In short, the Glade parlor was a changed place to what it had been before Gwendoline had gone to London; and as she sat, a passive observer of the scene within, with the wintry wind which came blowing up the valley, and the rolling waves sounding in her ears, she wondered at the chances which had brought her there, and mixed her up with such company-almost wondering, too, at times, whether it could be the same Bona, once so much her own in sympathy and affection at Mrs. Mallory's school, who was now so absorbed and selfremoved in interest and thought.

So day after day passed on, but not without signs of preparation for the marriage. There was the bride elect's trousseau to be prepared a matter in which it was necessary that Bona should timidly claim the assistance of the other women-Paoli himself far from indifferent as to his intended's doing him credit, with regard to her personal appointments as his future wife.

In one expedition, indeed, that they took to Exeter on this important business, he made himself, in Gwendoline's opinion, unnecessarily and almost impertinently officious, in superintending and suggesting the nature of her purchases,

at the famous Green and Bennetts of that town.

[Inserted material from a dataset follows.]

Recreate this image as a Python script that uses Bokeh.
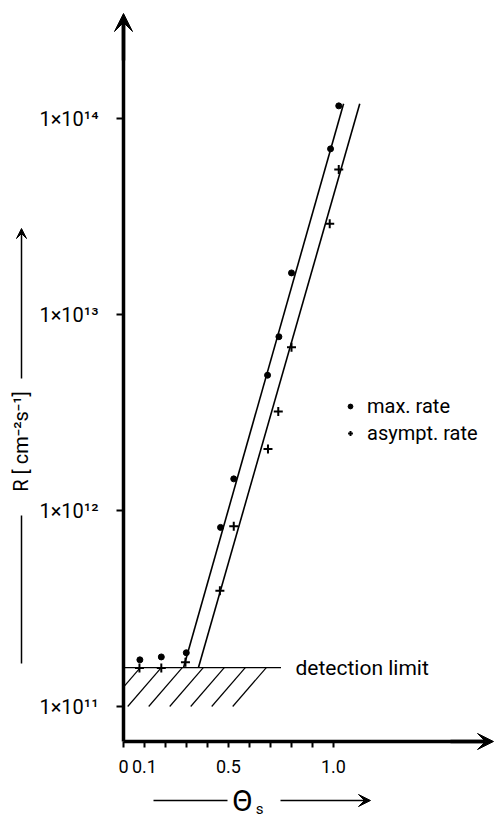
from math import pi

from bokeh.embed import file_html
from bokeh.models import (Arrow, FixedTicker, Label, Legend, LegendItem,
                          Range1d, VeeHead)
from bokeh.plotting import figure
from bokeh.resources import INLINE

# Reaction rate R versus surface coverage theta_s
theta_max = [0.078, 0.18, 0.299, 0.462, 0.525, 0.686, 0.74, 0.80, 0.986, 1.025]
rate_max = [1.73e11, 1.79e11, 1.88e11, 8.2e11, 1.45e12, 4.9e12, 7.7e12, 1.63e13, 7.0e13, 1.16e14]

theta_asym = [0.076, 0.18, 0.295, 0.459, 0.525, 0.688, 0.737, 0.80, 0.982, 1.025]
rate_asym = [1.57e11, 1.57e11, 1.68e11, 3.9e11, 8.3e11, 2.06e12, 3.2e12, 6.8e12, 2.9e13, 5.5e13]

# straight-line fits (log scale) starting at the detection limit
fit_theta_max = [0.286, 1.048]
fit_rate_max = [1.58e11, 1.19e14]
fit_theta_asym = [0.357, 1.125]
fit_rate_asym = [1.58e11, 1.19e14]

detection_limit = 1.58e11
detection_theta = [0.0, 0.75]
hatch_floor = 1e11

x_ticks = [0, 0.1, 0.2, 0.3, 0.4, 0.5, 0.6, 0.7, 0.8, 0.9, 1.0]
x_tick_labels = {0: "0", 0.1: "0.1", 0.2: "", 0.3: "", 0.4: "", 0.5: "0.5",
                 0.6: "", 0.7: "", 0.8: "", 0.9: "", 1.0: "1.0"}
y_ticks = [1e11, 1e12, 1e13, 1e14]
y_tick_labels = {1e11: "1×10¹¹", 1e12: "1×10¹²", 1e13: "1×10¹³", 1e14: "1×10¹⁴"}

FONT = "Roboto"
W, H = 494, 817
ORIGIN_X, ORIGIN_Y = 123, 741   # where the two axes cross
AXIS_TOP, AXIS_RIGHT = 13, 493  # arrow tips
PX_PER_THETA = 210.0
PX_PER_DECADE = 196.0
Y11_PX = 706.0  # pixel row of 1e11


def tx(px):
    return (px - ORIGIN_X) / PX_PER_THETA


def ty(py):
    return 10 ** (11 + (Y11_PX - py) / PX_PER_DECADE)


# the plot frame spans the whole canvas; axes sit at fixed locations
p = figure(width=W, height=H, y_axis_type="log",
           x_range=Range1d(tx(0), tx(W)),
           y_range=Range1d(ty(H), ty(0)),
           output_backend="svg", toolbar_location=None, min_border=0)
p.outline_line_color = None
p.grid.visible = False
p.background_fill_color = "white"
p.border_fill_color = "white"

for ax in (p.xaxis[0], p.yaxis[0]):
    ax.axis_line_width = 3.5
    ax.axis_line_color = "black"
    ax.major_tick_line_color = "black"
    ax.major_tick_line_width = 2
    ax.major_tick_in = 0
    ax.minor_tick_line_color = None
    ax.major_label_text_font = FONT
    ax.major_label_text_color = "black"

p.xaxis.fixed_location = ty(ORIGIN_Y)
p.xaxis.bounds = (0, tx(AXIS_RIGHT - 8))
p.xaxis.ticker = FixedTicker(ticks=x_ticks)
p.xaxis.major_label_overrides = x_tick_labels
p.xaxis.major_tick_out = 6
p.xaxis.major_label_standoff = 12
p.xaxis.major_label_text_font_size = "18px"

p.yaxis.fixed_location = 0
p.yaxis.bounds = (ty(ORIGIN_Y), ty(AXIS_TOP + 8))
p.yaxis.ticker = FixedTicker(ticks=y_ticks)
p.yaxis.major_label_overrides = y_tick_labels
p.yaxis.major_tick_out = 7
p.yaxis.major_label_standoff = 18
p.yaxis.major_label_text_font_size = "20px"

# arrow heads on the axes
p.add_layout(Arrow(end=VeeHead(size=18, fill_color="black", line_color="black"),
                   x_start=0, y_start=ty(60), x_end=0, y_end=ty(AXIS_TOP),
                   line_width=3.5, line_color="black"))
p.add_layout(Arrow(end=VeeHead(size=16, fill_color="black", line_color="black"),
                   x_start=tx(450), y_start=ty(ORIGIN_Y), x_end=tx(AXIS_RIGHT),
                   y_end=ty(ORIGIN_Y), line_width=3.5, line_color="black"))

# detection limit with hatched band below it
p.line(detection_theta, [detection_limit, detection_limit],
       line_color="black", line_width=1.2)
hx0 = [-0.08 + 0.1 * k for k in range(7)]
hx1 = [x + 0.16 for x in hx0]
hy0 = [hatch_floor] * 7
hy1 = [detection_limit] * 7
# clip the first stroke at theta = 0 (log-linear interpolation)
frac = (0 - hx0[0]) / (hx1[0] - hx0[0])
hy0[0] = hatch_floor * (detection_limit / hatch_floor) ** frac
hx0[0] = 0.0
p.segment(hx0, hy0, hx1, hy1, line_color="black", line_width=1.2)

p.add_layout(Label(x=tx(295), y=detection_limit, text="detection limit",
                   text_font=FONT, text_font_size="21px", text_color="black",
                   text_align="left", text_baseline="middle"))

# fitted lines
p.line(fit_theta_max, fit_rate_max, line_color="black", line_width=1.6)
p.line(fit_theta_asym, fit_rate_asym, line_color="black", line_width=1.6)

# measured points
r_max = p.scatter(theta_max, rate_max, marker="circle", size=6,
                  fill_color="black", line_color="black")
r_asym = p.scatter(theta_asym, rate_asym, marker="cross", size=9,
                   line_color="black", line_width=2)

legend = Legend(items=[LegendItem(label="max. rate", renderers=[r_max]),
                       LegendItem(label="asympt. rate", renderers=[r_asym])],
                location=(344, 372), orientation="vertical",
                glyph_width=12, glyph_height=20, label_height=20,
                label_standoff=11, spacing=3, padding=0, margin=0,
                border_line_color=None, background_fill_alpha=0,
                label_text_font=FONT, label_text_font_size="20px",
                label_text_color="black")
p.add_layout(legend)

# y-axis title with leader lines
p.add_layout(Label(x=tx(20), y=ty(441), text="R [ cm⁻²s⁻¹]", angle=pi / 2,
                   text_font=FONT, text_font_size="20px", text_color="black",
                   text_align="center", text_baseline="middle"))
p.add_layout(Arrow(end=VeeHead(size=10, fill_color="black", line_color="black"),
                   x_start=tx(21), y_start=ty(378), x_end=tx(21), y_end=ty(228),
                   line_width=1.5, line_color="black"))
p.add_layout(Arrow(end=None, x_start=tx(21), y_start=ty(515), x_end=tx(21),
                   y_end=ty(663), line_width=1.5, line_color="black"))

# x-axis title with leader lines
p.add_layout(Label(x=tx(242), y=ty(800), text="Θ", text_font=FONT,
                   text_font_size="30px", text_color="black",
                   text_align="center", text_baseline="middle"))
p.add_layout(Label(x=tx(259), y=ty(808), text="s", text_font=FONT,
                   text_font_size="15px", text_color="black",
                   text_align="center", text_baseline="middle"))
p.add_layout(Arrow(end=None, x_start=tx(153), y_start=ty(800), x_end=tx(227),
                   y_end=ty(800), line_width=1.5, line_color="black"))
p.add_layout(Arrow(end=VeeHead(size=12, fill_color="black", line_color="black"),
                   x_start=tx(280), y_start=ty(800), x_end=tx(370), y_end=ty(800),
                   line_width=1.5, line_color="black"))

open("out.html", "w").write(file_html(p, INLINE))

It was a good sign, perhaps, that he did not wish her to spare any expense; especially in the matter of lace handkerchiefs, collars, and silk dresses, he was, Gwendoline thought, needlessly extravagant; showing, too, an effeminate discernment in their selection, as well as an interference in other details, which also aroused Gwendoline's contempt and disapproval. For instance, he advised that the dresses should not be made up. They should be in London for some weeks after their marriage, when all this could be accomplished far better by London dressmakers. There was some show of sense, however, in this, and it saved Gwendoline thought and trouble, which it could be little pleasure to spend in such a cause. There was no reason to suppose that Bona would suffer afterwards in any thing relating to her personal comforts. Her lover showed himself, indeed, inclined even to munificence with regard to expenditure. True, his diamond ring which had figured on Bona's finger on and before the day of her betrothal, had been very soon restored to his own, and a less costly trinket substituted in its stead; but this was scarcely to be wondered at, seeing that the diamond was of such immense value, and he had soon discovered Bona's habit of leaving her rings on the washingstand, to the mercy of the housemaid's dust-cloths, or other accidental adventures.

And all this time, it seemed, from what Mr. Fielden had gleaned from the foreigner, that Mr. Lawson, in conjunction with a solicitor in Paoli's own employ, was drawing up a settlement, to be ready for signature by the time appointed.

"The Sposima's fortune for her lifetime will be well secured."